Friday 4 July, 2025

Horsepower

Interesting artwork outside a gallery in the Var.

I liked the detail of the animal’s ‘head’.


Quote of the Day

“So long as men worship Caesars and Napoleons, Caesars and Napoleons will duly arise and make them miserable”

  • Aldous Huxley (in Ends and Means, 1937)

Musical alternative to the morning’s radio news

Big Bill Broonzy | Summertime Blues

Link

Seems appropriate when posted from a place where it’s 35 degrees today!


Long Read of the Day

The fight for Europe’s future – ‘

Really sobering assessment by Timothy Garton Ash.

Europe is in the early years of a new era. The continent is now witnessing a great struggle between two Europes: liberal and anti-liberal, internationalist and nationalist, the Europe of integration and that of disintegration. Who wins will be decided by the strength and skill of domestic political forces, but also by external developments over which Europeans have little or no control.

This still nameless new period of European history began on February 24 2022, with Vladimir Putin’s full-scale invasion of Ukraine. Beginnings in history, as in romance, are crucial. In the first seven years after 1945, the US-led west created most of the key international institutions we have to this day, including the UN and Nato. The European Coal and Steel Community, founded in 1952, set the course for what eventually became the European Community. In the first seven years after 1989, Europe and the US effectively decided to extend the existing Euro-Atlantic order, including Nato and a European Community that was deepened to become today’s European Union, to much of the eastern half of the continent.

The two overlapping periods in which this order was created and extended, but then eroded — the postwar (ie after 1945) and the post-Wall (ie after the fall of the Berlin Wall on November 9 1989) — came to a simultaneous crashing end with the start of the full-scale Russo-Ukrainian war in 2022. The institutions still exist, but the context is transformed. Now we’re in this new era’s Year Four — the counterpart, if you will, of 1949 for the postwar and 1993 for the post-Wall.

The word Zeitenwende, catapulted into the English language by the then German chancellor Olaf Scholz in a speech to the Bundestag on February 27 2022, is sometimes translated as “turning point”. But the whole point is that it’s not a point. The change from one era to another may be kick-started by a dramatic event on a single day, but it takes years for the character of the new era to be shaped and recognised — and even longer for it to acquire a lasting name. You want to know what really became of the Zeitenwende? Come back in 2029…

It’s long, informed and wise. Brew coffee, read and ponder.

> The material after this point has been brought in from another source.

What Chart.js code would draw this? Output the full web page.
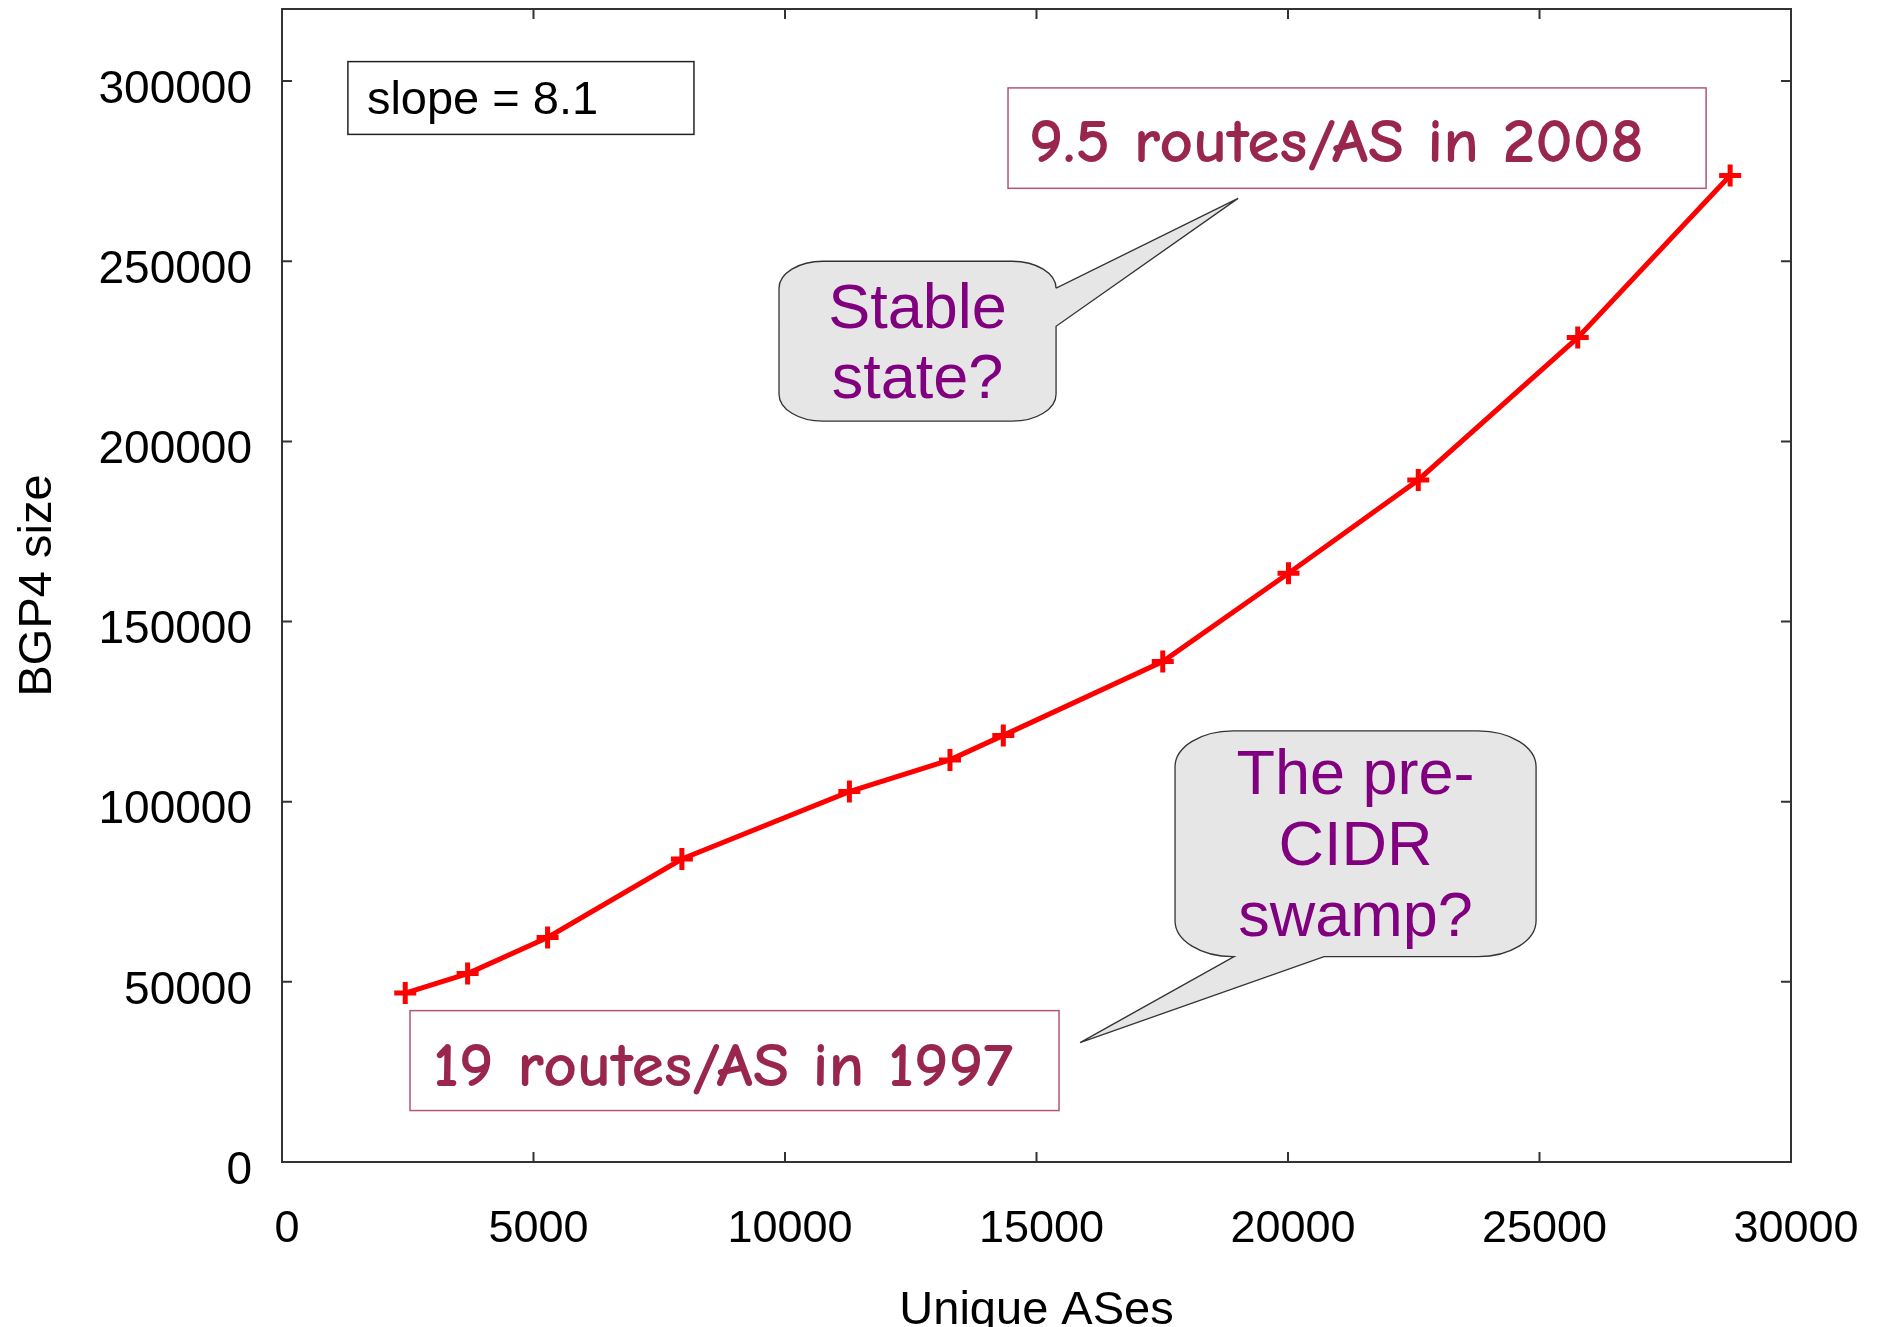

So many books, so little time

I’m reading this extraordinary book by Phillip Steadman, and am blown away by it. Phil is an architect and back in the day he and I were colleagues in the Technology Faculty of the Open University. He went on to the Bartlett School at UCL and eventually I went back to Cambridge but we’ve kept in touch. I first realised that in addition to being an architect he was a perceptive art critic when he published Vermeer’s Camera in 2001. In that book he made a persuasive case that the great Dutch realist painter had used a camera obscura to assist him in his work.

This was, I think, a controversial proposition in some art-history circles at the time, but what made Phil’s book special was the way he used geometrical analysis to show that a particular Vermeer painting (Lady Seated at a Virginal) had been painted from several viewpoints, which suggested that the artist had used a booth-type camera obscura when creating it. This idea was later taken up by an American film-maker who made a documentary film — Tim’s Vermeer — about the process Vermeer might have used in creating that particular work. If you’re interested, Philip gave a fascinating lecture about the research that went into the book.

Now he’s done much the same thing for Canaletto, the artist whose paintings of Venice shaped the way we have imagined the city. The book charts the analysis of how Canaletto worked, and Philip and an Italian colleague built a mobile camera obscura to reproduce many of the scenes that figure in the artist’s work. It’s a striking example of how to be scrupulously scholarly while also being readable and accessible.


My commonplace booklet

In last Friday’s edition I quoted Tyler Cowen’s puzzlement on visiting Paris at the number of young women there who sported publicly visible tattoos. Turns out that it’s not just in Paris. We’re much further south and it seems to be a trend here too. Something’s up.